Humanoid robots that help children with autism
Kaspar, Zeno, Nao and Pepper. Although each one is a humanoid robot, they have totally different abilities. However, they have one thing in common: all of them can help children with autism. But how? You can learn more about the topic, if you read our latest blog post.
Our blog focuses on robotics, as this is our main specialty. However, we’d like to give a brief definition of autism.
Autism is a congenital, genetic disorder of cognition and information processing that manifests in early childhood. It may be characterized by limited communication skills, decreased social connection, stereotyped behaviours, but may also be associated with high intelligence, attention and memory.Source: Medical Centre of Buda
Humanoid robots, surprisingly, can help children in communication and interpretation of social relationships. Let’s have a look at the practice!
The humanoid Russell robot in the research of the Vanderbilt University
‘Hi! I would like to play with you.’ Russell, the short humanoid robot, invites the four-year-old Lincoln sitting in front of it to play. He and three-year-old Madelyn, who also took part in the experiment, are both autists.
Engineer Nilanjan Sarkar and psychologist Zachary Warren are developing a technological environment for autistic children, that helps them in learning. Russell is an essential part of this. Imitation, for example, is a very important learning process, and that’s where a robot can help. During the experiment – as the video below shows – the kids enthusiastically imitated Russell. At the same time, less attention is being paid to the human staff.

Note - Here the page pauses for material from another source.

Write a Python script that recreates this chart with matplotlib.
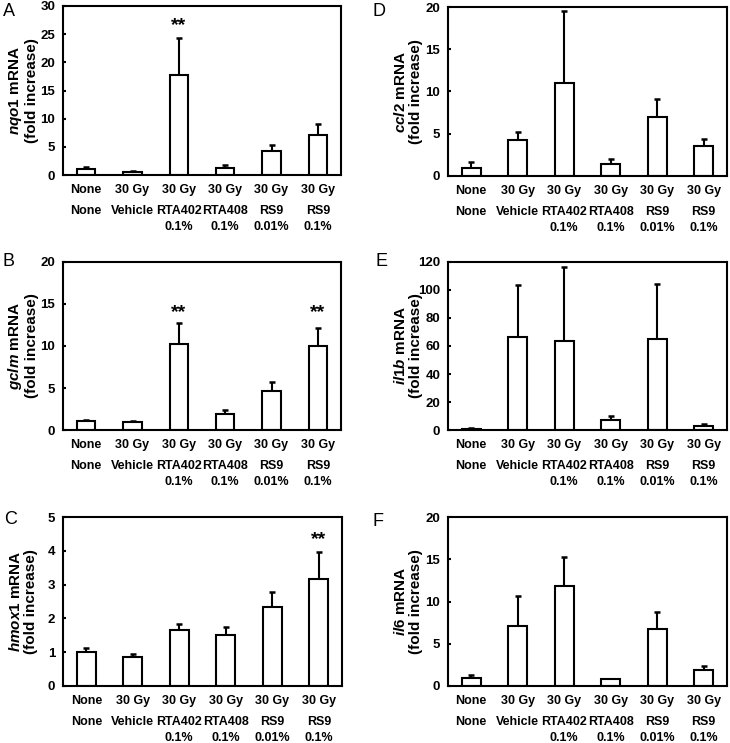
import matplotlib
matplotlib.use("Agg")
import matplotlib.pyplot as plt

plt.rcParams['font.family'] = ['Liberation Sans', 'DejaVu Sans']
plt.rcParams['mathtext.fontset'] = 'custom'
plt.rcParams['mathtext.it'] = 'Liberation Sans:italic:bold'
plt.rcParams['mathtext.rm'] = 'Liberation Sans:bold'

row1 = ["None", "30 Gy", "30 Gy", "30 Gy", "30 Gy", "30 Gy"]
row2 = ["None", "Vehicle", "RTA402", "RTA408", "RS9", "RS9"]
row3 = ["", "", "0.1%", "0.1%", "0.01%", "0.1%"]

nqo1 = [1.05, 0.45, 17.7, 1.3, 4.2, 7.1]
nqo1_err = [0.3, 0.2, 6.6, 0.5, 1.1, 1.9]
gclm = [1.05, 0.95, 10.25, 1.95, 4.7, 10.0]
gclm_err = [0.15, 0.1, 2.5, 0.45, 1.0, 2.2]
hmox1 = [1.02, 0.87, 1.67, 1.52, 2.35, 3.17]
hmox1_err = [0.1, 0.08, 0.15, 0.24, 0.42, 0.8]
ccl2 = [1.0, 4.25, 10.95, 1.38, 6.97, 3.54]
ccl2_err = [0.65, 0.95, 8.55, 0.62, 2.16, 0.86]
il1b = [1.0, 66.7, 63.7, 6.9, 65.1, 2.8]
il1b_err = [0.3, 37.0, 53.0, 3.3, 39.0, 1.2]
il6 = [1.0, 7.05, 11.8, 0.85, 6.75, 1.9]
il6_err = [0.3, 3.6, 3.5, 0.0, 2.0, 0.45]

W, H = 730, 743
fig = plt.figure(figsize=(W / 100, H / 100), dpi=100)

def px_axes(left, right, top, bottom):
    return fig.add_axes([left / W, 1 - bottom / H, (right - left) / W, (bottom - top) / H])

panels = [
    ("A", "nqo1", nqo1, nqo1_err, 30, 5, [2], 26.5, (63, 341, 6, 175), (3, 3)),
    ("B", "gclm", gclm, gclm_err, 20, 5, [2, 5], 14.0, (63, 341, 262, 430), (3, 253)),
    ("C", "hmox1", hmox1, hmox1_err, 5, 1, [5], 4.32, (63, 342, 517, 686), (4, 511)),
    ("D", "ccl2", ccl2, ccl2_err, 20, 5, [], 0, (448, 727, 7, 176), (372, 3)),
    ("E", "il1b", il1b, il1b_err, 120, 20, [], 0, (448, 727, 262, 430), (375, 253)),
    ("F", "il6", il6, il6_err, 20, 5, [], 0, (448, 727, 517, 686), (372, 513)),
]

x = list(range(len(row1)))
for letter, gene, vals, errs, ymax, step, stars, star_y, box, lpos in panels:
    ax = px_axes(*box)
    ax.bar(x, vals, width=0.4, color='white', edgecolor='black', linewidth=1.5, zorder=2)
    ax.errorbar(x, vals, yerr=[[0] * len(vals), errs], fmt='none', ecolor='black',
                elinewidth=1.5, capsize=2.5, capthick=1.8, zorder=1)
    ax.set_xlim(-0.5, len(x) - 0.5)
    ax.set_ylim(0, ymax)
    ax.set_yticks(list(range(0, ymax + 1, step)))
    ax.set_xticks([])
    for s in ax.spines.values():
        s.set_linewidth(1.5)
    ax.tick_params(axis='y', direction='in', length=2.5, width=1.5, pad=5.5, labelsize=9.5)
    for t in ax.get_yticklabels():
        t.set_fontweight('bold')
    for i in x:
        for lab, off in ((row1[i], -10.8), (row2[i], -25.9), (row3[i], -37.2)):
            if lab:
                ax.annotate(lab, xy=(i, 0), xycoords=('data', 'axes fraction'),
                            xytext=(0, off), textcoords='offset points',
                            ha='center', va='center', fontsize=9, fontweight='bold')
    for i in stars:
        ax.text(i, star_y, "**", ha='center', va='center', fontsize=14, fontweight='bold')
    ax.annotate(r"$\mathit{" + gene + r"}$ mRNA" + "\n(fold increase)",
                xy=(0, 0.5), xycoords='axes fraction', xytext=(-29, 0),
                textcoords='offset points', rotation=90, ha='center', va='center',
                fontsize=11, fontweight='bold', multialignment='center', linespacing=1.1)
    fig.text(lpos[0] / W, 1 - lpos[1] / H, letter, ha='left', va='top', fontsize=13)

fig.savefig("out.png", dpi=100)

In the experiment, Russell was connected to external sensors. These indicate how willing its audience is to pay attention and to cooperate. It is important that the robot understands their needs and that it gets feedback.
Russell is a nickname. Originally the robot is called Nao. It is produced by our partner, Softbank Robotics, as is Pepper (that will be discussed later).
Kaspar, the „robot mediator” helps children with autism
‘I’m Kaspar. Come, and let’s play!’, Although it’s a humanoid robot, it’s not at all similar to Nao. Kaspar is more like a doll. It has very human-like but has got simplified features. Kaspar can also talk, move, play music and sing. There are sensors in its body, that it uses, for example, to detect when you press its nose (as shown in the video below).
Developed at the University of Hertfordshire, it aims to help children with autism and communication problems to socialize. All of this is done in a playful way, as the robot can play several games.
Research began a decade ago. Kaspar is currently being tested in the homes of families. The results so far are promising, the children have learned a lot from the robot. The goal is to reach everyone who needs the help of the robot. Professor Kerstin Dautenhahn, who is speaking in the video above, is the leader of the research.
Zeno robot, the grandmaster of mimic art
‘Zeno how are you this morning?’, asks a psychologist at the Queensmill School in London from Zeno, the humanoid robot.
The robot replies with a smile, its face looks amazingly joyful.
The school where this scene takes place, is for autistic children. Lately, the children must get used to a new classmate. Sometimes, Zeno robot show up and helps them. But in what?
Though, most autist can recognize different facial expressions, it’s difficult for them to form their own ones. On the one hand, while talking to Zeno, they interpret the facial expressions of the robot. On the other hand, imitate the expressions.
The greatest advantage of the robot is that the children can easily accept and love it. Zeno doesn’t get tired. And even the liveliest kid can’t freak it out.
Zeno is followed by the robot that is so close to our hearts: Pepper is the bright white, thrilling, chatty robot!
Pepper robot also helps children with autism
In 2019, Jabar H. Yousif, Hussein A. Kazem, and Miqdam T. Chaichan write in a publication about the results of related research. In the USA, researcher Haje Jan used a Pepper robot to teach children with autism and special needs. The experiment was successful. Pepper really helped the children not only in learning, but in emotional development as well.
However, in Southend-on-Sea, England, the opposite is true: A teenage boy with autism helps Pepper and his hometown that employs him. Kurtley Dorn, 17, is very good at maths and has been programming since he was 12 years old. He is involved in the Pepper project of the town as a volunteer and has developed several programs for it. By the way, the robot performs community tasks in the seaside resort town.
If you didn’t know: Pepper is a 1.2-metre-tall humanoid robot. Thanks to the development of the Netlife Robotics it can talk in Hungarian. We sell Pepper primarily in the customer service area, for banks, offices, hotels and department stores. Of course, it can be used in many other areas as well, for example at an airport or a medical centre. With the robot, the answering of frequently asked questions and giving information can be automated.